• [OBJECTIVE]
Check each line of the entries below for the string "Python"; copy every line where it appears.

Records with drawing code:
★ ★ ★
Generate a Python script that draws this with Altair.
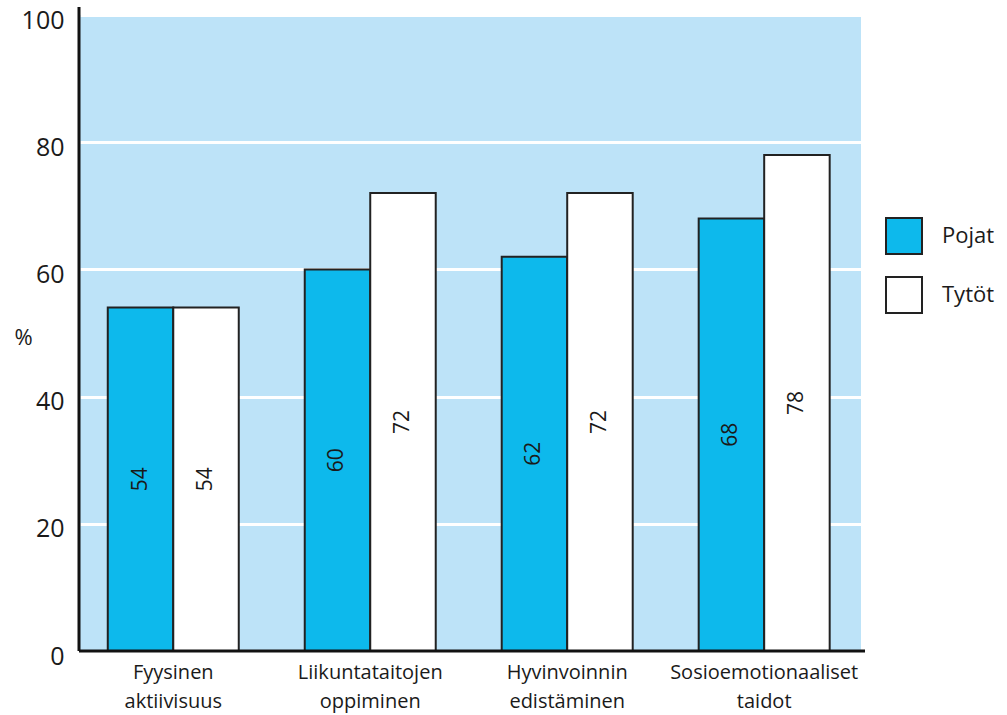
import altair as alt
import pandas as pd

categories = ["Fyysinen aktiivisuus", "Liikuntataitojen oppiminen",
              "Hyvinvoinnin edistäminen", "Sosioemotionaaliset taidot"]
groups = ["Pojat", "Tytöt"]
pojat = [54, 60, 62, 68]
tytot = [54, 72, 72, 78]
y_ticks = [0, 20, 40, 60, 80, 100]

rows = []
for c, p, t in zip(categories, pojat, tytot):
    rows.append({"kategoria": c, "ryhmä": "Pojat", "arvo": p})
    rows.append({"kategoria": c, "ryhmä": "Tytöt", "arvo": t})
df = pd.DataFrame(rows)

W, H = 781, 636
FONT = "Open Sans"
INK = "#1a1a1a"

x_enc = alt.X("kategoria:N", sort=categories, title=None,
              scale=alt.Scale(paddingInner=0.335, paddingOuter=0.15, align=0.47),
              axis=alt.Axis(labelExpr="split(datum.label, ' ')", labelAngle=0,
                            labelFontSize=20, labelFont=FONT, labelColor=INK,
                            labelLineHeight=29, labelPadding=11, labelBaseline="top",
                            labelLimit=0,
                            ticks=False, domain=False, grid=False))
y_enc = alt.Y("arvo:Q", title="%",
              scale=alt.Scale(domain=[0, 100], nice=False),
              axis=alt.Axis(values=y_ticks, labelFontSize=25, labelFont=FONT,
                            labelColor=INK, labelPadding=16, labelOffset=5,
                            labelBaseline="middle",
                            ticks=False, domain=False,
                            grid=True, gridColor="white", gridWidth=3,
                            titleAngle=0, titleFontSize=22, titleFont=FONT,
                            titleFontWeight="normal", titleColor=INK,
                            titleX=-57, titleY=322, titleAlign="center",
                            titleBaseline="middle"))

base = alt.Chart(df)

bars = base.mark_bar(stroke="#222222", strokeWidth=2).encode(
    x=x_enc,
    xOffset=alt.XOffset("ryhmä:N", sort=groups, scale=alt.Scale(paddingInner=0, paddingOuter=0)),
    y=y_enc,
    fill=alt.Fill("ryhmä:N", sort=groups,
                  scale=alt.Scale(domain=groups, range=["#0DB9EC", "#FFFFFF"]),
                  legend=alt.Legend(title=None, orient="none", legendX=805, legendY=202,
                                    symbolType="square", symbolSize=1296,
                                    symbolStrokeColor="#222222", symbolStrokeWidth=2,
                                    symbolOpacity=1,
                                    labelFontSize=22, labelFont=FONT, labelColor=INK,
                                    labelOffset=19, rowPadding=15)),
)

labels = base.transform_calculate(mid="datum.arvo / 2").mark_text(
    angle=270, fontSize=21, font=FONT, color=INK, align="center", baseline="middle"
).encode(
    x=alt.X("kategoria:N", sort=categories),
    xOffset=alt.XOffset("ryhmä:N", sort=groups),
    y=alt.Y("mid:Q"),
    text=alt.Text("arvo:Q"),
)

one = alt.Chart(pd.DataFrame({"a": [0]}))
y_line = one.mark_rule(color="#111111", strokeWidth=3).encode(
    x=alt.value(-1), y=alt.value(-8), y2=alt.value(H))
x_line = one.mark_rule(color="#111111", strokeWidth=3).encode(
    x=alt.value(-1), x2=alt.value(W + 4), y=alt.value(H))

chart = alt.layer(bars, labels, y_line, x_line).properties(
    width=W, height=H,
    autosize=alt.AutoSizeParams(type="none"),
    padding={"left": 80, "top": 15, "right": 146, "bottom": 64},
    background="white",
).configure_view(fill="#BDE3F8", stroke=None)

chart.save("out.html", embed_options={"renderer": "svg", "actions": False})
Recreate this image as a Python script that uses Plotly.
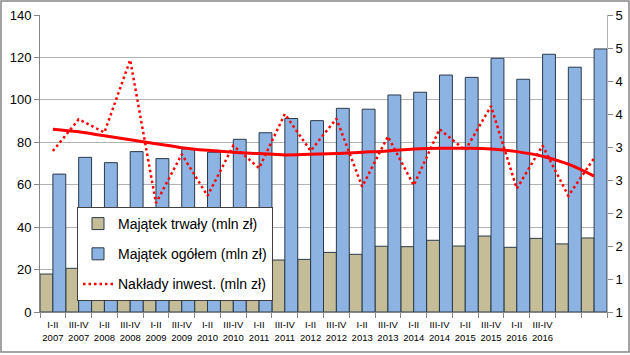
import plotly.graph_objects as go

# ---- data ----
periods = ["I-II<br>2007", "III-IV<br>2007", "I-II<br>2008", "III-IV<br>2008",
           "I-II<br>2009", "III-IV<br>2009", "I-II<br>2010", "III-IV<br>2010",
           "I-II<br>2011", "III-IV<br>2011", "I-II<br>2012", "III-IV<br>2012",
           "I-II<br>2013", "III-IV<br>2013", "I-II<br>2014", "III-IV<br>2014",
           "I-II<br>2015", "III-IV<br>2015", "I-II<br>2016", "III-IV<br>2016",
           "I-II<br>2017", "III-IV<br>2017"]
tick_text = periods[:20] + ["", ""]

majatek_trwaly = [17.9, 20.6, 19.8, 21.5, 20.5, 22.0, 21.0, 22.5, 23.5, 24.5, 24.8,
                  28.1, 27.2, 31.0, 30.8, 33.8, 31.1, 35.8, 30.5, 34.7, 32.1, 34.9]
majatek_ogolem = [65.0, 72.9, 70.4, 75.6, 72.3, 76.9, 75.3, 81.4, 84.5, 91.2, 90.2,
                  96.0, 95.6, 102.3, 103.6, 111.7, 110.6, 119.6, 109.7, 121.5, 115.4, 124.0]
naklady = [3.44, 3.92, 3.72, 4.82, 2.65, 3.39, 2.76, 3.52, 3.18, 4.00, 3.44,
           3.93, 2.90, 3.66, 2.92, 3.77, 3.45, 4.12, 2.87, 3.52, 2.76, 3.33]
naklady_trend = [3.77, 3.73, 3.67, 3.61, 3.55, 3.49, 3.45, 3.42, 3.40, 3.38, 3.39,
                 3.40, 3.42, 3.44, 3.47, 3.48, 3.48, 3.47, 3.43, 3.36, 3.24, 3.06]

left_ticks = [0, 20, 40, 60, 80, 100, 120, 140]
right_ticks = [1.0, 1.5, 2.0, 2.5, 3.0, 3.5, 4.0, 4.5, 5.0, 5.5]
right_labels = ["1", "1", "2", "2", "3", "3", "4", "4", "5", "5"]

FONT = "Liberation Sans"
W, H = 630, 355
ML, MR, MT, MB = 40, 23, 15, 43
PW, PH = W - ML - MR, H - MT - MB

fig = go.Figure()
fig.add_trace(go.Bar(
    x=periods, y=majatek_trwaly, name="Majątek trwały (mln zł)",
    marker=dict(color="#C4BD97", line=dict(color="#2B3A4A", width=1)),
    legendgroup="a"))
fig.add_trace(go.Bar(
    x=periods, y=majatek_ogolem, name="Majątek ogółem (mln zł)",
    marker=dict(color="#8DB3E2", line=dict(color="#2B3A4A", width=1)),
    legendgroup="b"))
fig.add_trace(go.Scatter(
    x=periods, y=naklady, name="Nakłady inwest. (mln zł)", yaxis="y2",
    mode="lines", line=dict(color="#FF0000", width=2.5, dash="2.5px,3px"),
    legendgroup="c"))
fig.add_trace(go.Scatter(
    x=periods, y=naklady_trend, yaxis="y2", mode="lines", showlegend=False,
    line=dict(color="#FF0000", width=3, shape="spline")))

# outer chart border
def px_x(p):
    return (p - ML) / PW

def px_y(p):
    return (H - MB - p) / PH

fig.add_shape(type="rect", xref="paper", yref="paper",
              x0=px_x(1), x1=px_x(629), y0=px_y(352), y1=px_y(1),
              line=dict(color="#868686", width=1.5), layer="above")

fig.update_layout(
    width=W, height=H, autosize=False,
    margin=dict(l=ML, r=MR, t=MT, b=MB, pad=0),
    paper_bgcolor="white", plot_bgcolor="white",
    barmode="group", bargap=0, bargroupgap=0,
    font=dict(family=FONT, color="#000000", size=13),
    xaxis=dict(type="category", tickmode="array", tickvals=periods, ticktext=tick_text,
               tickson="boundaries", ticks="outside", ticklen=5, tickcolor="#868686",
               showline=True, linecolor="#868686", linewidth=1, showgrid=False,
               tickfont=dict(size=9.5, family=FONT), tickangle=0, automargin=False,
               ticklabelstandoff=4),
    yaxis=dict(range=[0, 140], tickvals=left_ticks, showgrid=True, gridcolor="#B3B3B3",
               gridwidth=1, showline=True, linecolor="#868686", ticks="outside",
               ticklen=5, tickcolor="#868686", tickfont=dict(size=13, family=FONT),
               zeroline=False, automargin=False),
    yaxis2=dict(range=[1, 5.5], tickmode="array", tickvals=right_ticks, ticktext=right_labels,
                overlaying="y", side="right", showgrid=False, showline=True,
                linecolor="#B3B3B3", ticks="outside", ticklen=5, tickcolor="#868686",
                tickfont=dict(size=13, family=FONT), zeroline=False, automargin=False),
    legend=dict(x=px_x(77), y=px_y(207), xanchor="left", yanchor="top",
                bgcolor="white", bordercolor="#404040", borderwidth=1,
                font=dict(size=14, family=FONT), tracegroupgap=9,
                traceorder="grouped"),
    showlegend=True,
)

fig.write_html("out.html", config={"displayModeBar": False, "staticPlot": True},
               post_script="document.body.style.margin='0';document.body.style.padding='0';document.body.style.overflow='hidden';")
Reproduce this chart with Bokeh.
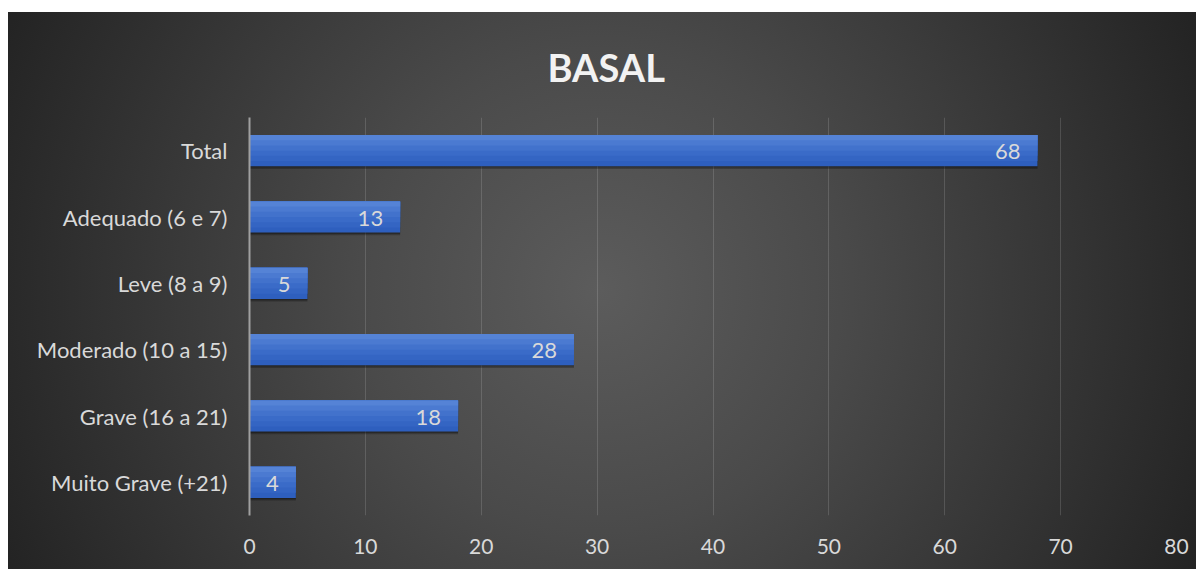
from bokeh.plotting import figure
from bokeh.models import FactorRange, Range1d, Title, ColumnDataSource, FixedTicker
from bokeh.transform import dodge
from bokeh.core.properties import value
from bokeh.embed import file_html
from bokeh.resources import INLINE

# ---- data ----
categories = ["Total", "Adequado (6 e 7)", "Leve (8 a 9)", "Moderado (10 a 15)",
              "Grave (16 a 21)", "Muito Grave (+21)"]
counts = [68, 13, 5, 28, 18, 4]
x_ticks = [0, 10, 20, 30, 40, 50, 60, 70, 80]
title_text = "BASAL"

FONT = "Lato"
TXT = "#d9d9d9"

factors = list(reversed(categories))
src = ColumnDataSource(dict(cat=categories, val=counts, lbl=[str(v) for v in counts]))

p = figure(
    width=1188, height=557,
    y_range=FactorRange(factors=factors, range_padding=0),
    x_range=Range1d(0, 80),
    output_backend="svg", toolbar_location=None,
    min_border_left=241, min_border_right=20, min_border_top=105, min_border_bottom=54,
)
p.margin = (12, 0, 0, 8)
p.styles = {"background": "radial-gradient(circle 690px at 592px 278px, #5c5c5c 0%, #4a4a4a 35%, #303030 75%, #202020 100%)"}
p.border_fill_color = None
p.background_fill_color = None
p.outline_line_color = None

t = Title(text=title_text, align="left", offset=298, text_font=FONT, text_font_size="38px",
          text_font_style="bold", text_color="#f2f2f2", standoff=55)
p.add_layout(t, "above")

# grid
p.ygrid.grid_line_color = None
p.xgrid.grid_line_color = "white"
p.xgrid.grid_line_alpha = 0.14
p.xgrid.grid_line_width = 1
p.xaxis.ticker = FixedTicker(ticks=x_ticks)

# axes
p.xaxis.axis_line_color = None
p.xaxis.major_tick_line_color = None
p.xaxis.minor_tick_line_color = None
p.xaxis.major_label_text_font = FONT
p.xaxis.major_label_text_font_size = "21px"
p.xaxis.major_label_text_color = TXT
p.xaxis.major_label_standoff = 17

p.yaxis.axis_line_color = "#a0a0a0"
p.yaxis.axis_line_width = 2
p.yaxis.major_tick_line_color = None
p.yaxis.minor_tick_line_color = None
p.yaxis.major_label_text_font = FONT
p.yaxis.major_label_text_font_size = "22px"
p.yaxis.major_label_text_color = TXT
p.yaxis.major_label_standoff = 16

H = 0.47
# shadow
p.hbar(y=dodge("cat", -0.04, range=p.y_range), left=0, right="val", height=H,
       source=src, fill_color="black", fill_alpha=0.25, line_color=None)
p.hbar(y=dodge("cat", -0.02, range=p.y_range), left=0, right="val", height=H,
       source=src, fill_color="black", fill_alpha=0.25, line_color=None)

# bars: nested layers anchored at the top edge, lighter towards the top
layer_colors = ["#2e5fbe", "#3465c3", "#3a6bc8", "#4272cc", "#4b7ad1", "#5583d6"]
n = len(layer_colors)
for i, c in enumerate(layer_colors):
    hh = H * (n - i) / n
    off = H / 2 - hh / 2
    p.hbar(y=dodge("cat", off, range=p.y_range), left=0, right="val", height=hh,
           source=src, fill_color=c, line_color=None)

p.text(x="val", y="cat", text="lbl", source=src, text_align="right",
       text_baseline="middle", x_offset=-17, y_offset=1, text_color=TXT,
       text_font=value(FONT), text_font_size="22px")

open("out.html", "w").write(file_html(p, INLINE))
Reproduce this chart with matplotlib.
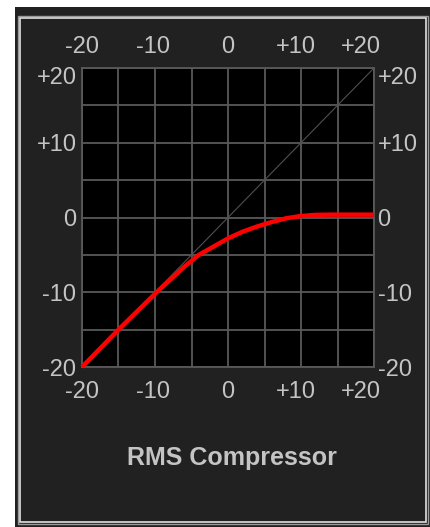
★ ★ ★
• [RESPONSE TO THE EXERCISE]
Generate a Python script that draws this with Altair.
Recreate this image as a Python script that uses Plotly.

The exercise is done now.